Loons begin to migrate toward south and eastern coastal waters at the end of September. Those that hesitate in the process often feed aggressively in our local waters, sometimes accidentally taking an anglers offering. (Sarah Smith/Enterprise)

Minnesota's state bird, the loon, is beautiful, majestic, and sometimes annoying to anglers once fall arrives.

Yes, the bird that we admire, with its solid bones that allow it to dive but make it difficult to fly, legs positioned too close to its rear so it can't effectively walk on land and haunting call that reminds us all of warm summer days, sometimes becomes a pest once the leaves start to fall.

Yet in the loons' defense, it's not their fault.

You see, adult loons, come September, lose their handsome feathers and turn to mottled gray and white, similar to the beginning stages of adulthood for young of the year birds.

About the same time, loons begin their migration south, to Atlantic border waters.

However, a few stragglers remain in our northern waters a little longer than their migrating counterparts. Whether juvenile or adult, they all look like young birds with their gray plumage. And for some reason, they become more aggressive and less discerning when it comes to feeding habits.

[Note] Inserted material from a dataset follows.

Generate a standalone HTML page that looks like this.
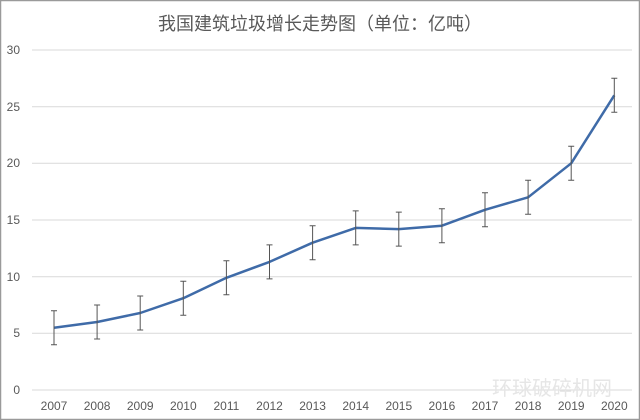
<!DOCTYPE html>
<html><head><meta charset="utf-8"><style>
html,body{margin:0;padding:0;background:#fff;}
svg{display:block;}
</style></head><body>
<svg width="640" height="420" viewBox="0 0 640 420" xmlns="http://www.w3.org/2000/svg" font-family="Liberation Sans, Noto Sans CJK SC, sans-serif">
<rect x="0.5" y="0.5" width="639" height="419" fill="#fff" stroke="#9a9a9a" stroke-width="1.5"/>
<text x="320" y="30" text-anchor="middle" font-size="18" fill="#595959" font-family="Liberation Sans, Noto Sans CJK SC, sans-serif">我国建筑垃圾增长走势图（单位：亿吨）</text>
<g stroke="#d9d9d9" stroke-width="1">
<line x1="32" x2="632" y1="390" y2="390"/>
<line x1="32" x2="632" y1="333.3" y2="333.3"/>
<line x1="32" x2="632" y1="276.7" y2="276.7"/>
<line x1="32" x2="632" y1="220" y2="220"/>
<line x1="32" x2="632" y1="163.3" y2="163.3"/>
<line x1="32" x2="632" y1="106.7" y2="106.7"/>
<line x1="32" x2="632" y1="50" y2="50"/>
</g>
<g font-size="12" fill="#595959" text-anchor="end">
<text x="20" y="394">0</text><text x="20" y="337">5</text><text x="20" y="281">10</text><text x="20" y="224">15</text><text x="20" y="167">20</text><text x="20" y="111">25</text><text x="20" y="54">30</text>
</g>
<text x="552" y="395" font-size="20" fill="#e6e6e6" text-anchor="middle" font-family="Noto Sans CJK SC, sans-serif">环球破碎机网</text>
<g font-size="12" fill="#595959" text-anchor="middle">
<text x="54" y="410">2007</text><text x="97.1" y="410">2008</text><text x="140.2" y="410">2009</text><text x="183.3" y="410">2010</text><text x="226.4" y="410">2011</text><text x="269.5" y="410">2012</text><text x="312.6" y="410">2013</text><text x="355.7" y="410">2014</text><text x="398.8" y="410">2015</text><text x="441.9" y="410">2016</text><text x="485" y="410">2017</text><text x="528.1" y="410">2018</text><text x="571.2" y="410">2019</text><text x="614.3" y="410">2020</text>
</g>
<g stroke="#666" stroke-width="1" id="eb"></g>
<polyline fill="none" stroke="#3f6ba8" stroke-width="2.5" stroke-linejoin="round"
points="54,327.7 97.1,322 140.2,313 183.3,298.2 226.4,277.8 269.5,261.9 312.6,242.7 355.7,227.9 398.8,229.1 441.9,225.7 485,209.8 528.1,197.3 571.2,163.3 614.3,95.3"/>
<g stroke="#555" stroke-width="1">
<path d="M54,310.7V344.7M51,310.7h6M51,344.7h6"/>
<path d="M97.1,305V339M94.1,305h6M94.1,339h6"/>
<path d="M140.2,296V330M137.2,296h6M137.2,330h6"/>
<path d="M183.3,281.2V315.2M180.3,281.2h6M180.3,315.2h6"/>
<path d="M226.4,260.8V294.8M223.4,260.8h6M223.4,294.8h6"/>
<path d="M269.5,244.9V278.9M266.5,244.9h6M266.5,278.9h6"/>
<path d="M312.6,225.7V259.7M309.6,225.7h6M309.6,259.7h6"/>
<path d="M355.7,210.9V244.9M352.7,210.9h6M352.7,244.9h6"/>
<path d="M398.8,212.1V246.1M395.8,212.1h6M395.8,246.1h6"/>
<path d="M441.9,208.7V242.7M438.9,208.7h6M438.9,242.7h6"/>
<path d="M485,192.8V226.8M482,192.8h6M482,226.8h6"/>
<path d="M528.1,180.3V214.3M525.1,180.3h6M525.1,214.3h6"/>
<path d="M571.2,146.3V180.3M568.2,146.3h6M568.2,180.3h6"/>
<path d="M614.3,78.3V112.3M611.3,78.3h6M611.3,112.3h6"/>
</g>
</svg>
</body></html>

Anglers often talk of fall loons that chase baits up to the boat, ignoring the presence of the vessel, line, or hook attached to live or artificial baits.

Just last week a friend informed me that, while fishing for muskies, he had a loon chase his artificial lure through two full figure eights. For readers unfamiliar with the figure eight, it's a procedure where the angler retrieves a lure close to the boat, but submerges the rod tip into the water, 4-12 inches deep, and makes an oval shape or figure eight with the rod tip to tempt a following muskie to strike.

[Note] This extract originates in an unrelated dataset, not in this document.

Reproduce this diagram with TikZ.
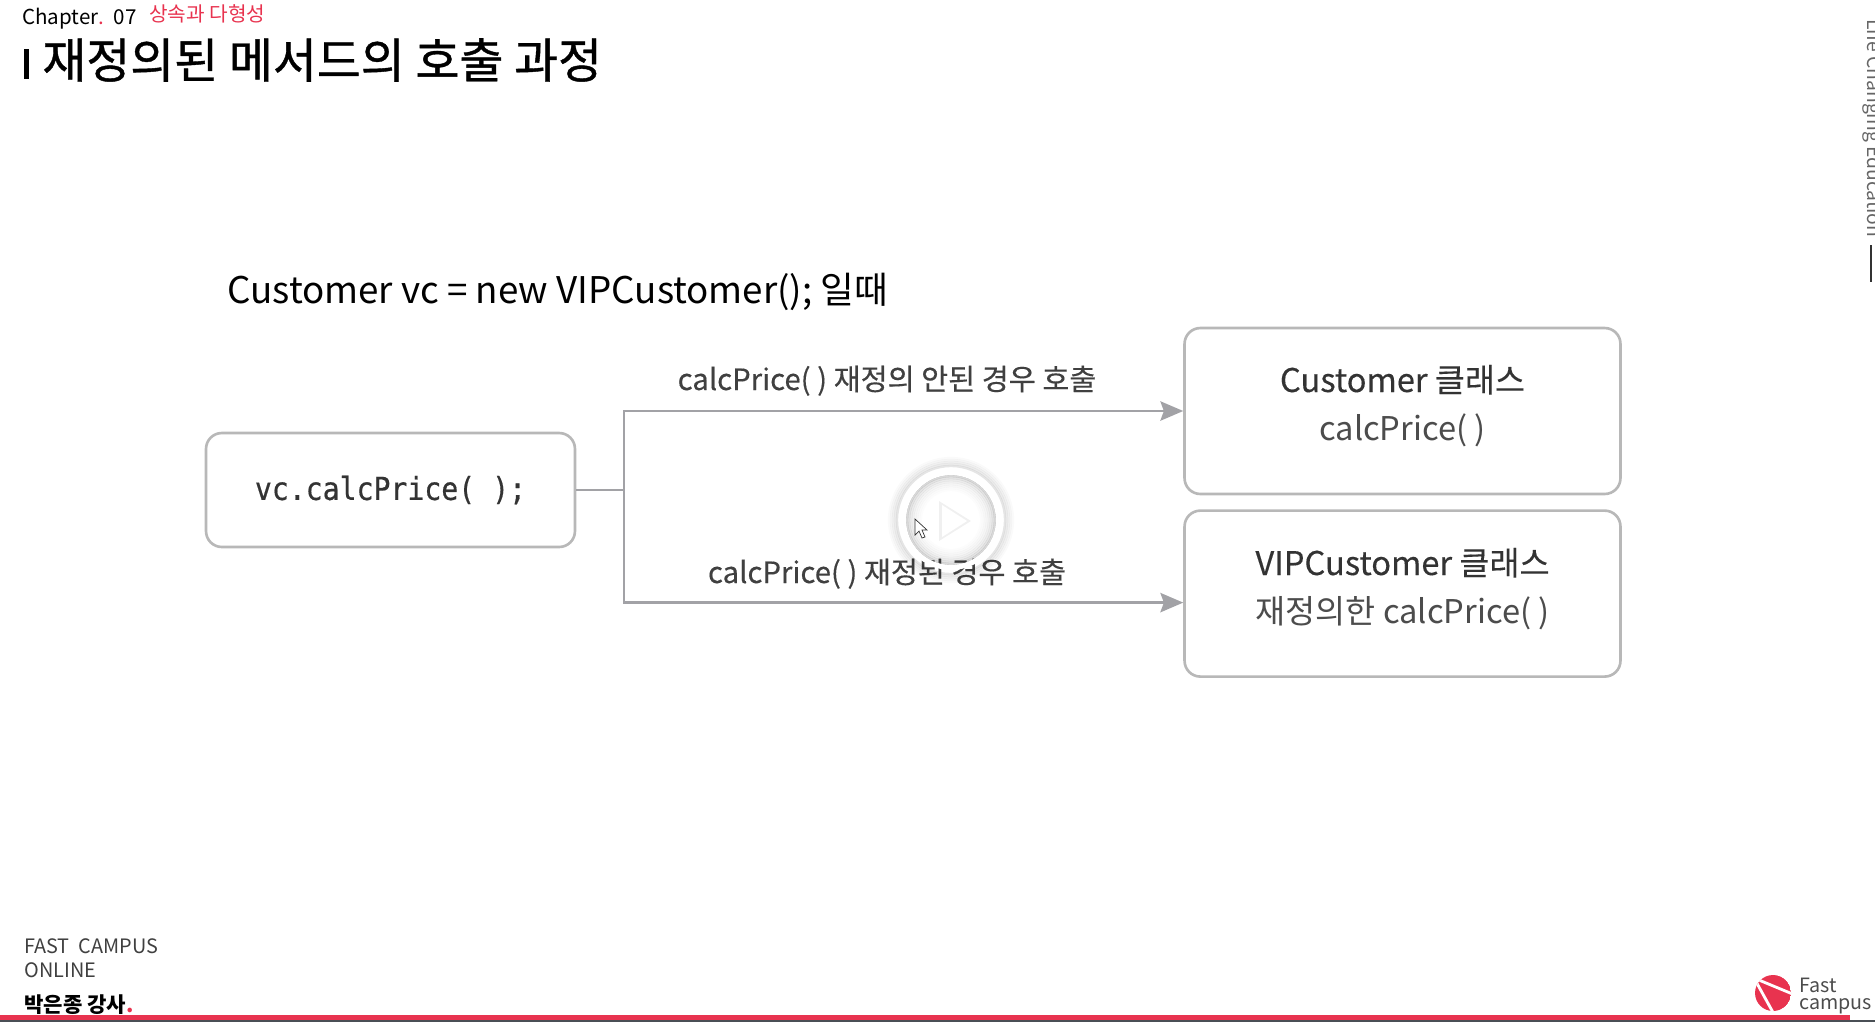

Unfortunately, during this time of year, loons will sometimes follow a bait as well.

Although muskie lures usually don't hook loons, walleye, pike and bass anglers realize the effectiveness of a live minnow during the fall season, which happens to be common loon's favorite fare.

A few falls ago my boat had an altercation with a loon. I was guiding three gentlemen who were looking for some walleye on Big Sand Lake. Our success was minimal, so we switched spots and switched techniques.

As soon as one angler's fledgling minnow hit the bottom in our new location, he proclaimed that he had a bite. "I knew we had to make a change to catch walleye," he said. As he tightened the line, a loon emerged, feisty as could be.

We battled the bird for several minutes, hoping to free the hook from its beak. But alas, the line broke, close to the hook. We felt terrible about the situation, but could not assist the loon.

However, the bird must have recovered quickly, because the next weekend it happened again, different clients, but the same lake, same spot, same course of events.

If you do happen to hook a loon, call the Park Rapids DNR Wildlife Office (732-8452) only if the bird is unable to dive or swim.

And you might want to start using nightcrawlers instead of minnows!